Unfortunately all but USS Los Angeles were lost in crashes and the Navy turned its attention to blimps and aircraft carriers to fill its reconaissance needs. (Los Angeles' career was not without incident, as this photo of the ship's adverse reaction to a tailwind and atmospheric conditions demonstrates.)
One of the most fun things I ever did was ride in a 1927 trainer airplane that was used by Navy pilots learning to take off and land from USS Akron. For my birthday Laura had gotten me a "biplane ride" at this field in Fredericksburg, VA, and she figured it would be the same as a flight she had taken on her 18th birthday in one of the ubiquitous Stearman trainers - plane takes off, plane flies level at low altitude for a bit, plane lands. When we got to the airfield, I was given a choice of the "regular" flight or "aerobatic" flight, described by the kid running the ticket booth as "loops, barrel rolls, things like that." To Laura's horror, but I suspect not surprise, I chose the aerobatic ride in what turned out to be not only a smaller but probably older plane than the stock Stearman.

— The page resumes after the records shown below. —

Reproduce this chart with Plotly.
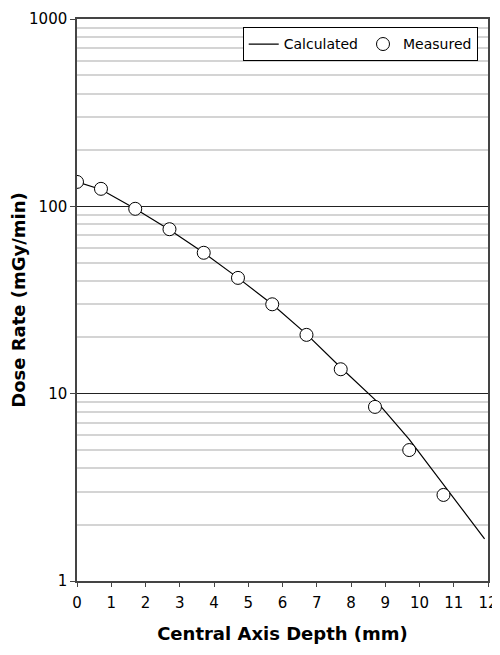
import plotly.graph_objects as go

# Measured data
meas_depth = [0, 0.7, 1.7, 2.7, 3.7, 4.7, 5.7, 6.7, 7.7, 8.7, 9.7, 10.7]
meas_rate = [135, 124, 97, 75.5, 56.5, 41.5, 30, 20.6, 13.5, 8.5, 5.0, 2.88]

# Calculated curve
calc_depth = [0, 0.7, 1.7, 2.7, 3.7, 4.7, 5.7, 6.7, 7.7, 8.7, 9.7, 10.7, 11.9]
calc_rate = [135, 123, 97, 75, 56.5, 41.5, 30, 20.8, 13.8, 9.3, 5.7, 3.25, 1.68]

x_ticks = list(range(0, 13))
y_ticks = [1, 10, 100, 1000]
y_minor = [m * d for d in (1, 10, 100) for m in range(2, 10)]

font_family = "DejaVu Sans, Verdana, sans-serif"

fig = go.Figure()
fig.add_trace(go.Scatter(
    x=calc_depth, y=calc_rate, mode="lines", name="Calculated",
    line=dict(color="black", width=1.2),
))
fig.add_trace(go.Scatter(
    x=meas_depth, y=meas_rate, mode="markers", name="Measured",
    marker=dict(symbol="circle", size=13, color="white",
                line=dict(color="black", width=1)),
))

# page body has an 8px margin, so the figure is sized to fill the 500x655 window
fig.update_layout(
    width=492, height=647,
    margin=dict(l=69, r=12, t=11, b=74),
    paper_bgcolor="white", plot_bgcolor="white",
    font=dict(family=font_family, size=14, color="black"),
    showlegend=True,
    legend=dict(
        orientation="h", x=0.975, y=0.985, xanchor="right", yanchor="top",
        bordercolor="black", borderwidth=1, bgcolor="white",
        font=dict(size=14), itemwidth=30,
    ),
    xaxis=dict(
        range=[0, 12], tickvals=x_ticks, ticktext=[str(v) for v in x_ticks],
        showgrid=False, zeroline=False, automargin=False,
        showline=True, linecolor="#444", linewidth=1.5, mirror=True,
        ticks="outside", ticklen=4, tickcolor="#444",
        tickfont=dict(size=15), ticklabelstandoff=3,
        title=dict(text="<b>Central Axis Depth (mm)</b>", font=dict(size=18), standoff=17),
    ),
    yaxis=dict(
        type="log", range=[0, 3], tickvals=y_ticks,
        ticktext=[str(v) for v in y_ticks],
        showgrid=True, gridcolor="#222", gridwidth=1, zeroline=False,
        automargin=False,
        showline=True, linecolor="#444", linewidth=1.5, mirror=True,
        ticks="outside", ticklen=5, tickcolor="#444",
        tickfont=dict(size=15),
        minor=dict(tickvals=y_minor, showgrid=True, gridcolor="#d4d4d4", gridwidth=1.5, ticks=""),
        title=dict(text="<b>Dose Rate (mGy/min)</b>", font=dict(size=18), standoff=6),
    ),
)

fig.write_html("out.html")
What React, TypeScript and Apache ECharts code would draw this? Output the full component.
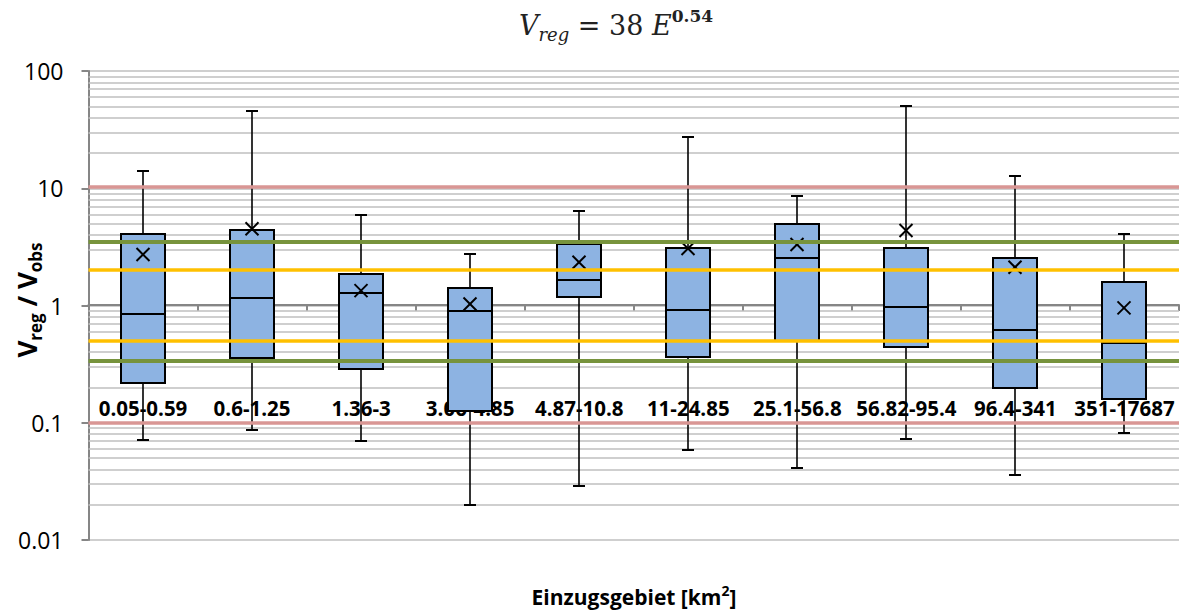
import React, { useEffect, useRef } from "react";
import * as echarts from "echarts";

// Catchment-area classes (km²)
const categories = [
  "0.05-0.59",
  "0.6-1.25",
  "1.36-3",
  "3.06-4.85",
  "4.87-10.8",
  "11-24.85",
  "25.1-56.8",
  "56.82-95.4",
  "96.4-341",
  "351-17687",
];

// Ratio V_reg / V_obs per class
const whiskerLow = [0.071, 0.086, 0.07, 0.02, 0.029, 0.059, 0.041, 0.072, 0.036, 0.082];
const quartile1 = [0.22, 0.355, 0.29, 0.125, 1.18, 0.365, 0.5, 0.44, 0.197, 0.16];
const median = [0.85, 1.155, 1.29, 0.9, 1.655, 0.91, 2.53, 0.97, 0.62, 0.477];
const quartile3 = [4.08, 4.42, 1.86, 1.4, 3.34, 3.1, 5.0, 3.1, 2.55, 1.6];
const whiskerHigh = [14.1, 46, 5.9, 2.76, 6.37, 27.3, 8.67, 49.8, 12.6, 4.11];
const mean = [2.72, 4.51, 1.34, 1.03, 2.34, 3.06, 3.31, 4.36, 2.12, 0.955];

// Reference factor bands
const factorTenBand = [10.3, 0.1];
const factorThreeBand = [3.5, 0.34];
const factorTwoBand = [2, 0.5];

// Log axis range and labels
const yMin = 0.01;
const yMax = 100;
const yTickLabels = ["0.01", "0.1", "1", "10", "100"];

const FONT = "'Open Sans', 'Liberation Sans', sans-serif";
const SERIF = "'DejaVu Serif', serif";

function minorGridValues(): number[] {
  const out: number[] = [];
  for (let base = yMin; base < yMax * 0.999; base *= 10) {
    for (let k = 2; k <= 9; k++) out.push(+(base * k).toPrecision(6));
  }
  return out;
}

function bandLines(values: number[], color: string, width: number) {
  return {
    type: "line",
    data: [],
    silent: true,
    z: 6,
    markLine: {
      z: 6,
      silent: true,
      symbol: ["none", "none"],
      label: { show: false },
      emphasis: { disabled: true },
      lineStyle: { color, width, type: "solid" },
      data: values.map((v) => ({ yAxis: v })),
    },
  };
}

export default function App() {
  const ref = useRef<HTMLDivElement>(null);

  useEffect(() => {
    if (!ref.current) return;
    const chart = echarts.init(ref.current, undefined, { renderer: "svg" });

    const boxData = categories.map((_, i) => [
      i,
      whiskerLow[i],
      quartile1[i],
      median[i],
      quartile3[i],
      whiskerHigh[i],
      mean[i],
    ]);

    const option: any = {
      animation: false,
      backgroundColor: "#ffffff",
      grid: { left: 88.5, right: 10, top: 71, bottom: 70, containLabel: false, outerBoundsMode: "none" },
      xAxis: [
        {
          // axis line crossing at 1
          type: "category",
          data: categories,
          position: "bottom",
          offset: -235,
          boundaryGap: true,
          axisLine: { show: true, lineStyle: { color: "#868686", width: 2 } },
          axisTick: { show: true, length: 6, lineStyle: { color: "#868686", width: 2 } },
          axisLabel: { show: false },
          splitLine: { show: false },
        },
        {
          // category labels
          type: "category",
          data: categories,
          position: "bottom",
          offset: -132,
          boundaryGap: true,
          axisLine: { show: false },
          axisTick: { show: false },
          axisLabel: {
            show: true,
            margin: 0,
            interval: 0,
            verticalAlign: "middle",
            fontFamily: FONT,
            fontWeight: "bold",
            fontSize: 20.5,
            color: "#000",
          },
          splitLine: { show: false },
        },
      ],
      yAxis: {
        type: "log",
        logBase: 10,
        min: yMin,
        max: yMax,
        splitNumber: 4,
        axisLine: { show: true, lineStyle: { color: "#868686", width: 2 } },
        axisTick: { show: true, length: 7, lineStyle: { color: "#868686", width: 2 } },
        axisLabel: {
          margin: 25,
          align: "right",
          fontFamily: FONT,
          fontSize: 23,
          color: "#000",
          formatter: (v: number) => yTickLabels[Math.round(Math.log10(v)) + 2] ?? "",
        },
        splitLine: { show: true, lineStyle: { color: "#BFBFBF", width: 1.5 } },
      },
      graphic: [
        {
          // formula title
          type: "text",
          x: 616,
          y: 25,
          style: {
            text: "{v|V}{sub|reg}{n| = 38 }{v|E}{sup|0.54}",
            align: "center",
            verticalAlign: "middle",
            fill: "#222",
            rich: {
              v: { fontFamily: SERIF, fontStyle: "italic", fontSize: 27, lineHeight: 36, fill: "#222" },
              n: { fontFamily: SERIF, fontSize: 27, lineHeight: 36, fill: "#222" },
              sub: {
                fontFamily: SERIF,
                fontStyle: "italic",
                fontSize: 18,
                lineHeight: 16,
                verticalAlign: "bottom",
                fill: "#222",
              },
              sup: {
                fontFamily: SERIF,
                fontWeight: "bold",
                fontSize: 17,
                lineHeight: 17,
                verticalAlign: "top",
                fill: "#222",
              },
            },
          },
        },
        {
          // y-axis title
          type: "text",
          x: 27,
          y: 300,
          rotation: Math.PI / 2,
          style: {
            text: "{v|V}{s|reg}{v| / V}{s|obs}",
            align: "center",
            verticalAlign: "middle",
            fill: "#000",
            rich: {
              v: { fontFamily: FONT, fontWeight: "bold", fontSize: 26, lineHeight: 34, fill: "#000" },
              s: {
                fontFamily: FONT,
                fontWeight: "bold",
                fontSize: 17,
                lineHeight: 17,
                verticalAlign: "bottom",
                fill: "#000",
              },
            },
          },
        },
        {
          // x-axis title
          type: "text",
          x: 634,
          y: 597,
          style: {
            text: "{a|Einzugsgebiet [km}{s|2}{a|]}",
            align: "center",
            verticalAlign: "middle",
            fill: "#000",
            rich: {
              a: { fontFamily: FONT, fontWeight: "bold", fontSize: 21, lineHeight: 28, fill: "#000" },
              s: {
                fontFamily: FONT,
                fontWeight: "bold",
                fontSize: 14,
                lineHeight: 14,
                verticalAlign: "top",
                fill: "#000",
              },
            },
          },
        },
      ],
      series: [
        {
          // minor gridlines of the log axis
          type: "line",
          data: [],
          silent: true,
          z: 1,
          markLine: {
            z: 1,
            silent: true,
            symbol: ["none", "none"],
            label: { show: false },
            emphasis: { disabled: true },
            lineStyle: { color: "#BFBFBF", width: 1.5, type: "solid" },
            data: minorGridValues().map((v) => ({ yAxis: v })),
          },
        },
        {
          type: "custom",
          xAxisIndex: 0,
          z: 3,
          clip: false,
          silent: true,
          encode: { x: 0, y: [1, 2, 3, 4, 5, 6] },
          data: boxData,
          renderItem: (_params: any, api: any) => {
            const idx = api.value(0);
            const pLo = api.coord([idx, api.value(1)]);
            const pQ1 = api.coord([idx, api.value(2)]);
            const pMed = api.coord([idx, api.value(3)]);
            const pQ3 = api.coord([idx, api.value(4)]);
            const pHi = api.coord([idx, api.value(5)]);
            const pMean = api.coord([idx, api.value(6)]);
            const band = api.size([1, 1])[0];
            const half = Math.round(band * 0.202);
            const cap = 6;
            const x = Math.round(pMed[0]);
            const yQ3 = Math.round(pQ3[1]);
            const yQ1 = Math.round(pQ1[1]);
            const seg = (x1: number, y1: number, x2: number, y2: number, w: number) => ({
              type: "line",
              shape: { x1, y1, x2, y2 },
              style: { stroke: "#000", lineWidth: w },
            });
            const m = 6.5;
            return {
              type: "group",
              children: [
                seg(x, pHi[1], x, pLo[1], 1.6),
                seg(x - cap, Math.round(pHi[1]), x + cap, Math.round(pHi[1]), 2),
                seg(x - cap, Math.round(pLo[1]), x + cap, Math.round(pLo[1]), 2),
                {
                  type: "rect",
                  shape: { x: x - half, y: yQ3, width: 2 * half, height: yQ1 - yQ3 },
                  style: { fill: "#8DB3E2", stroke: "#000", lineWidth: 2 },
                },
                seg(x - half, Math.round(pMed[1]), x + half, Math.round(pMed[1]), 2),
                seg(x - m, pMean[1] - m, x + m, pMean[1] + m, 2),
                seg(x - m, pMean[1] + m, x + m, pMean[1] - m, 2),
              ],
            };
          },
        },
        bandLines(factorTenBand, "#D99694", 3.5),
        bandLines(factorThreeBand, "#77933C", 4),
        bandLines(factorTwoBand, "#FFC000", 3.5),
      ],
    };

    chart.setOption(option);
    return () => chart.dispose();
  }, []);

  return (
    <div
      ref={ref}
      style={{ position: "fixed", left: 0, top: 0, width: 1189, height: 610, background: "#fff" }}
    />
  );
}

There was a momentary pause as I was fitted with a parachute, but the ride itself was like a roller coaster, only starting at about a thousand feet and with no rails, and BETTER THAN ANY ROLLER COASTER EVER. Loops, Immelman turns, barrel rolls, stall dives, the whole thing, all piloted by a guy who flew Continental for a living. There was a longer momentary pause prior to landing at the (literally a) field: as we came in over the treetops and power lines at the edge of the field, the pilot cut the engine and we glided in for a landing.
*I am referring to eponymously-named things invented by people named Schmidt, not the people themselves. To my recollection I have met very few Schmidts and was not predisposed to consider them uncool.
Update 10/8: Asteriskal part changed to reflect the fact that I know at least one Schmidt. Apologies to KS.